In the book, they recommend using a pizza stone and pizza peel to bake the bread and transfer it to and from the oven. If you have those things, use them. I have found that a cookie sheet lined with parchment works well, as long as you remove the loaf and toss it straight on the wire rack once it’s set up enough to stay in one piece.
Here’s my adaptation of the book’s master recipe:
1. Between 4 hours and 2 weeks before I know I’ll be wanting some bread, I grab my ventilated bucket (2 for 17 bucks on amazon.com, search for “bread bucket” or “cambro bucket”. Punch some air holes with a screw driver. Or you could use a very big bowl with some perforated plastic wrap) and mix together these ingredients, making sure there are no dry spots in the dough. Sometimes I make a batch and a half, which seems to fit perfectly in my 8-quart bucket. This dough will be extremely wet. Don’t worry, it’s not supposed to be knead-able.
3 cups lukewarm water
1 tablespoon kosher salt
1 1/2 tablespoons granulated yeast
5 1/2 cups of bread flour (or 6 1/2 cups all-purpose flour)
2. Allow the dough to sit at room temperature for 2 hours to rise. It will more than double in volume.
3. Transfer the bucket to the fridge for at least 2 hours and up to 2 weeks.
4. When I’m ready to bake some bread, I grab the bucket, throw some flour on the counter, and pull out about a 1 pound ball of dough. Then I quickly shape the dough into a loaf, stretching the top of the dough around and to the bottom and tucking in the edges, until it forms a smooth oval on top (other shapes are perfectly acceptable). It’s important to work quickly here so you don’t knock all of the air bubbles out of the bread. Place the dough on a piece of floured parchment paper on a cookie sheet.
5. Let the formed loaf rest for about an hour in a warm place (like on top of a preheating oven!) and preheat your oven to 425 degrees. This will most likely take longer than the oven says it will – give it at least a half hour to heat up.

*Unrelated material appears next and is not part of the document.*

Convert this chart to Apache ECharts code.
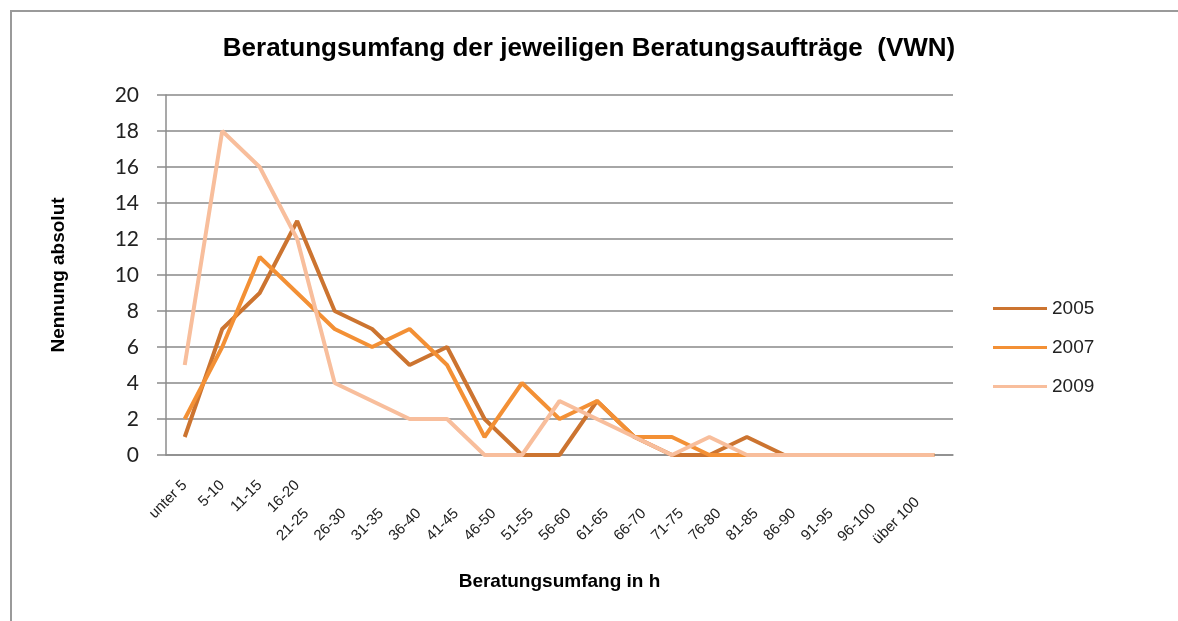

6. When your loaf is rested and risen, spray the top with water, or brush some on with a pastry brush. Make a few 3/4 inch deep gashes in the bread with a bread knife so it keeps its shape when it bakes.
7. This is a really important step, because it makes a massive difference in the final product: place a metal tray of hot water in the oven. This creates steam and helps your bread form a crisp crust. I use an 8×8 square pan, but you can use anything metal that will hold a few cups of water.
8. Place your loaf in the oven on the cookie sheet and bake for 15-17 minutes. Then remove the loaf from the cookie sheet and bake for another 20 minutes directly on the rack. The total baking time will vary by the size of the loaf. You’ll know it’s done if: it’s deeply golden on the outside, possibly even brown in spots, it’s got a hollow sound when you thump it with your fingernail, and when you smell it, it smells like perfect bread, not tangy-yeasty dough. If you take it out and it’s not quite done, throw it back in the oven for a few more minutes. No big deal.
You’ll get really good at baking bread the more you do it, but this recipe makes such stellar bread that I promise your first loaf will be amazing. You’ll be hooked. And you’ll want the book, which has a billion more awesome recipes, from challah to rye to freaking cinnamon buns.
One last tip: first-timers should start with a small loaf – a chunk of dough about the size of a large orange.